TASK DETAILS:
What lies from the line containing "Convert this chart" through the line containing "24.1, 30.2, 33.2];"? Print exactly those lines, with both ends, and no others.

DATA PROVIDED:
━━━━
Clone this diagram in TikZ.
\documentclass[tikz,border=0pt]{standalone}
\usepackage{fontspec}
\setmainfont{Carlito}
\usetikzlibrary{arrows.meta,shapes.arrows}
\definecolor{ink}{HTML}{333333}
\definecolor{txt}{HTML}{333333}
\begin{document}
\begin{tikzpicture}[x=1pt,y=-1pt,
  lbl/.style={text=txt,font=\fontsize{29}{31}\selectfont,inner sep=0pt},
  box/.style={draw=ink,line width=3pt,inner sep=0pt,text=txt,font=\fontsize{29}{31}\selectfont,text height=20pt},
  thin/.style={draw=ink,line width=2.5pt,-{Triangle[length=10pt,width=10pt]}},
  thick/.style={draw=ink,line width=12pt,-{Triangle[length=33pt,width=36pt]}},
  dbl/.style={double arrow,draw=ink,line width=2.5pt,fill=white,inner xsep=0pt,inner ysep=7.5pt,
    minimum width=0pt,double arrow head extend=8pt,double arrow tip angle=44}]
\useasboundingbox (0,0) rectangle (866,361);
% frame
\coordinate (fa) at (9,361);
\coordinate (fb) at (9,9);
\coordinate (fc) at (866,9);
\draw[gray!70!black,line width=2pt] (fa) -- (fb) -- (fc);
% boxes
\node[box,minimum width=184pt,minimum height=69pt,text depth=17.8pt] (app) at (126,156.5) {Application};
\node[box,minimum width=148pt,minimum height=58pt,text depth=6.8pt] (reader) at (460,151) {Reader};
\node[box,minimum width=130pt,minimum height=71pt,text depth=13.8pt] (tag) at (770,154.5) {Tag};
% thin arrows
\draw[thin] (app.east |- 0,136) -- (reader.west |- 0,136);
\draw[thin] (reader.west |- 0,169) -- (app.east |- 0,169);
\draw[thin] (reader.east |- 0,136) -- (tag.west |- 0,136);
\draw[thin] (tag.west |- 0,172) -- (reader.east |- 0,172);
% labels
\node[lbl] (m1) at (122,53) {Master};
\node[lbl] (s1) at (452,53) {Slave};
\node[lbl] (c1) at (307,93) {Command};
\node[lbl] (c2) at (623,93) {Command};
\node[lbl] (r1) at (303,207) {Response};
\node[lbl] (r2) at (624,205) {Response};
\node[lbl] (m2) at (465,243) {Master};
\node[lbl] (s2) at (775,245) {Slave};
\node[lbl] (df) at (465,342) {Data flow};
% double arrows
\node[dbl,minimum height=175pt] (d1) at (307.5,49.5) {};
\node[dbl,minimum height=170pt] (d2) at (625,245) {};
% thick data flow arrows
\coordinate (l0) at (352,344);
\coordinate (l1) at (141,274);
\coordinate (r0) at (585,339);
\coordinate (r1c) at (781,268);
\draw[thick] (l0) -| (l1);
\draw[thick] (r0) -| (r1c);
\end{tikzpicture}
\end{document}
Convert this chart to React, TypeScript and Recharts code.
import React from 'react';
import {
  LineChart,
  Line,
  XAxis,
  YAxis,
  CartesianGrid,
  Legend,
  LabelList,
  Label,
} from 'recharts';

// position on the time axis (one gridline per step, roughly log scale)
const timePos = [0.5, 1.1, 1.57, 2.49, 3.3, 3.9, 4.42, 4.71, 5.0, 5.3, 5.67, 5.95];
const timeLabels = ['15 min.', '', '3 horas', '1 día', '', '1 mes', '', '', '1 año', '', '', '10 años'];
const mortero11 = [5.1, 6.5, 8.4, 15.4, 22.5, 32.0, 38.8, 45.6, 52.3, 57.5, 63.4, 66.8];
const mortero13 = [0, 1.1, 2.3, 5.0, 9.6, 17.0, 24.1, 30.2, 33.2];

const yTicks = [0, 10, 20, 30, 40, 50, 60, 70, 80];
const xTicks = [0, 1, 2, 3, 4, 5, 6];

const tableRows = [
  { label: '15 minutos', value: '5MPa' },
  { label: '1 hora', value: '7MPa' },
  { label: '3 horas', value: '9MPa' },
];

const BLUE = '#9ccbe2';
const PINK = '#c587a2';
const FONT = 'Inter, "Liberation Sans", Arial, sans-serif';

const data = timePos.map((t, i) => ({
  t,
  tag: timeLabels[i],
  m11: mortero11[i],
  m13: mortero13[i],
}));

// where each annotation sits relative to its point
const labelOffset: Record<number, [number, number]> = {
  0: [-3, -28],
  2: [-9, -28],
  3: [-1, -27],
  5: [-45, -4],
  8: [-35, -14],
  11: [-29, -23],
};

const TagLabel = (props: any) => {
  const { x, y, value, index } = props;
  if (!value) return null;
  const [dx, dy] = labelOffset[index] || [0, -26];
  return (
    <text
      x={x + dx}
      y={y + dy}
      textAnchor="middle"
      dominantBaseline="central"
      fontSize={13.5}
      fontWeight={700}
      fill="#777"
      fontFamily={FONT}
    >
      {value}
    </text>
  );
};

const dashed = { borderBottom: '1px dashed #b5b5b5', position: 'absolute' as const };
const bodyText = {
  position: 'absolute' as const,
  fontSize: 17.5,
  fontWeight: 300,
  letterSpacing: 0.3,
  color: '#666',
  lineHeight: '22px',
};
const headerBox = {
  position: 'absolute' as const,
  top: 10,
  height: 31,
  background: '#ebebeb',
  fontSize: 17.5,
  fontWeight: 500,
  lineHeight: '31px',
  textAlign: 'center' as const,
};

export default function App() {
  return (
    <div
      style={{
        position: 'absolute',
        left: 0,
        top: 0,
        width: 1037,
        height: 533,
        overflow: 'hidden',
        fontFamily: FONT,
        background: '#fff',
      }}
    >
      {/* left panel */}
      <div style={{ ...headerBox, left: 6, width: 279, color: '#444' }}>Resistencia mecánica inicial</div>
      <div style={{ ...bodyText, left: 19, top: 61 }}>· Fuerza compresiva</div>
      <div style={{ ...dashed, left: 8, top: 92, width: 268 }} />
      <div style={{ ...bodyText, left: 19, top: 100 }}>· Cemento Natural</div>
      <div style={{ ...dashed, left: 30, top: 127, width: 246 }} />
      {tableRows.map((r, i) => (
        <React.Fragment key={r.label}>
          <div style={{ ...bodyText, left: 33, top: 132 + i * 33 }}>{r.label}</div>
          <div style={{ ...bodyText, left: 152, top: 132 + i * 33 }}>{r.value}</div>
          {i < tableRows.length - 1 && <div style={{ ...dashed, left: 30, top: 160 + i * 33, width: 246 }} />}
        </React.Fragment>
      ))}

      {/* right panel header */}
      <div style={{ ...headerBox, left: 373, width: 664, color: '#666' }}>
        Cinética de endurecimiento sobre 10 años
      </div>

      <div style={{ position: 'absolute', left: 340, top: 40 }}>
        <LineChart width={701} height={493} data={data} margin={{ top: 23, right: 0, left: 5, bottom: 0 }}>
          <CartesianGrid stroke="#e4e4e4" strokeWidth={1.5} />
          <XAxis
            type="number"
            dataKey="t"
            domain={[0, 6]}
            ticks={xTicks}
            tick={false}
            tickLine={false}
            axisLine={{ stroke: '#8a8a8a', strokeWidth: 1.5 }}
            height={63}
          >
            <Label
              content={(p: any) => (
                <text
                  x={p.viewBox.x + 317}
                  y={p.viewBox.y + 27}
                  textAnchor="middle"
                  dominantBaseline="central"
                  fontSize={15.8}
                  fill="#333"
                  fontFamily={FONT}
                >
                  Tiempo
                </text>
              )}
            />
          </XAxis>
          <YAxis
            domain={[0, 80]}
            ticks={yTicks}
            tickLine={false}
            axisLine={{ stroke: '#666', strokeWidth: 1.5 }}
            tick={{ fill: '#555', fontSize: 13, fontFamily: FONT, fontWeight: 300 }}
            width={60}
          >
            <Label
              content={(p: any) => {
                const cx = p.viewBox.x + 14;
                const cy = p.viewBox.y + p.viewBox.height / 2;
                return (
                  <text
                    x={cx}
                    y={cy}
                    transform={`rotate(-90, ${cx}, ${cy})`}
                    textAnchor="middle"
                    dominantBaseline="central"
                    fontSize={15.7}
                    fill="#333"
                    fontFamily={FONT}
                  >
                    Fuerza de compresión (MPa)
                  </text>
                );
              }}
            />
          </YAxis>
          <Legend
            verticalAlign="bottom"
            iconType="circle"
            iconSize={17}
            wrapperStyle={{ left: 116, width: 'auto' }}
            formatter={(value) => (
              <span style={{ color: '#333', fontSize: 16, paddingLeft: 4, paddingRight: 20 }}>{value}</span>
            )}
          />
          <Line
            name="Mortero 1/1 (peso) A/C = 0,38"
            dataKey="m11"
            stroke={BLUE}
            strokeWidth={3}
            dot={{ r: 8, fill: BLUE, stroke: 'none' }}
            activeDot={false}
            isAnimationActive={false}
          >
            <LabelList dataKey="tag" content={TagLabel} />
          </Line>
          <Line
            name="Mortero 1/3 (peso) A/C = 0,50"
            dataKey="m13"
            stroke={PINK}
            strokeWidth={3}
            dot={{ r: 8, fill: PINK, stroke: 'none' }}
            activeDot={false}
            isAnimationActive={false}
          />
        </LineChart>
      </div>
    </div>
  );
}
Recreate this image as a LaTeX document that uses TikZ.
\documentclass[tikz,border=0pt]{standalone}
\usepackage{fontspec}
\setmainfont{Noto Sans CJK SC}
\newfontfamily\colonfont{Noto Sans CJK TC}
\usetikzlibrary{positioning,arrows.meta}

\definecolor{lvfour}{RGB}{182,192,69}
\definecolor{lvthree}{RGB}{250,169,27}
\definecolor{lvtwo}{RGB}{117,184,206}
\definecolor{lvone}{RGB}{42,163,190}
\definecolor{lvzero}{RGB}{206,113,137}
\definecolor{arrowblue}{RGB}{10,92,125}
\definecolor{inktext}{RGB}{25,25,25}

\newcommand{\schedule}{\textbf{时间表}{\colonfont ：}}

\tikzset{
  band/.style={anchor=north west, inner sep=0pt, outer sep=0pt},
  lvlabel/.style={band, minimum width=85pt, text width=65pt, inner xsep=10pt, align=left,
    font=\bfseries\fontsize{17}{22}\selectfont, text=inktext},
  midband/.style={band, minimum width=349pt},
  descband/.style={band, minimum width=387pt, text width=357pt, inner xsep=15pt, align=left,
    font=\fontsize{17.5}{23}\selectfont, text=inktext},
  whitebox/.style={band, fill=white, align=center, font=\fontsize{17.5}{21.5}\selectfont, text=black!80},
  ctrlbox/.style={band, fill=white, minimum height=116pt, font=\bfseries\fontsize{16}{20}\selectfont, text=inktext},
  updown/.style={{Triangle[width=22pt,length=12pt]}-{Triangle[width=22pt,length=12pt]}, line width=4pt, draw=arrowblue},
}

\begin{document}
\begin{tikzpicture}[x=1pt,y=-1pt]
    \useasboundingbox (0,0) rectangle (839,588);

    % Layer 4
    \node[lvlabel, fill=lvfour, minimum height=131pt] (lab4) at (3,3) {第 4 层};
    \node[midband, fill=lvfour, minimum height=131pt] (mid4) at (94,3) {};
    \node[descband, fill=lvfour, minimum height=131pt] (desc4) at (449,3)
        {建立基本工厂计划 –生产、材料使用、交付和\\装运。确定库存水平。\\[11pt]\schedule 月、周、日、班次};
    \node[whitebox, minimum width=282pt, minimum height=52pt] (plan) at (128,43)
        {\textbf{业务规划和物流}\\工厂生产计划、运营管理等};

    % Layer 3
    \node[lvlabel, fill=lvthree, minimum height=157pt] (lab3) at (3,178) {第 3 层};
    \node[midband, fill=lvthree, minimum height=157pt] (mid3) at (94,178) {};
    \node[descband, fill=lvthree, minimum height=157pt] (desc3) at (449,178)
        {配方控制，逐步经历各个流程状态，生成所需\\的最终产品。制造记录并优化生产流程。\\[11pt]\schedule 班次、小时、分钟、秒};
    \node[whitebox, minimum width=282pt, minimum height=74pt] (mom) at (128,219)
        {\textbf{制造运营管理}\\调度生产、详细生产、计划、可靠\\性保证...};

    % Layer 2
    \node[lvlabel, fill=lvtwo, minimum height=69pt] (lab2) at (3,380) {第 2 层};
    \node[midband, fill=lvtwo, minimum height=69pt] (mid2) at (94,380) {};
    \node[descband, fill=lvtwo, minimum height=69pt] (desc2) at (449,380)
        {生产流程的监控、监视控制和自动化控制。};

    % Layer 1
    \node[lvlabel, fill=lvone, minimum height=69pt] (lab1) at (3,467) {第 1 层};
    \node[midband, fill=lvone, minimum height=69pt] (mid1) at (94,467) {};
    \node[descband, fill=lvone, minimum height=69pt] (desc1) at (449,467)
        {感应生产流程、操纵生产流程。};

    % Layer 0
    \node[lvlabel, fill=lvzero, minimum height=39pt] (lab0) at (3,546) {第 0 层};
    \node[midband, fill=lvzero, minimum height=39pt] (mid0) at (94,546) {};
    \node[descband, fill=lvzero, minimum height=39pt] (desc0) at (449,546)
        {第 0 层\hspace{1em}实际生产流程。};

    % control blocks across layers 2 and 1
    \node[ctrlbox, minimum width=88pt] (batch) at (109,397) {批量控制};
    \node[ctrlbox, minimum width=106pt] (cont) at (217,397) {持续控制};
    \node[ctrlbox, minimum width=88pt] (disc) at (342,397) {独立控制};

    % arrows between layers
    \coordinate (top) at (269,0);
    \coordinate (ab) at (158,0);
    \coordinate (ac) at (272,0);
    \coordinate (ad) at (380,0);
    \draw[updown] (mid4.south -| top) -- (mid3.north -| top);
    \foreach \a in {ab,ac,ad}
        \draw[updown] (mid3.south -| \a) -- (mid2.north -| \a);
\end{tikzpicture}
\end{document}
━━━━
WRITTEN SOLUTION:
Convert this chart to React, TypeScript and Recharts code.
import React from 'react';
import {
  LineChart,
  Line,
  XAxis,
  YAxis,
  CartesianGrid,
  Legend,
  LabelList,
  Label,
} from 'recharts';

// position on the time axis (one gridline per step, roughly log scale)
const timePos = [0.5, 1.1, 1.57, 2.49, 3.3, 3.9, 4.42, 4.71, 5.0, 5.3, 5.67, 5.95];
const timeLabels = ['15 min.', '', '3 horas', '1 día', '', '1 mes', '', '', '1 año', '', '', '10 años'];
const mortero11 = [5.1, 6.5, 8.4, 15.4, 22.5, 32.0, 38.8, 45.6, 52.3, 57.5, 63.4, 66.8];
const mortero13 = [0, 1.1, 2.3, 5.0, 9.6, 17.0, 24.1, 30.2, 33.2];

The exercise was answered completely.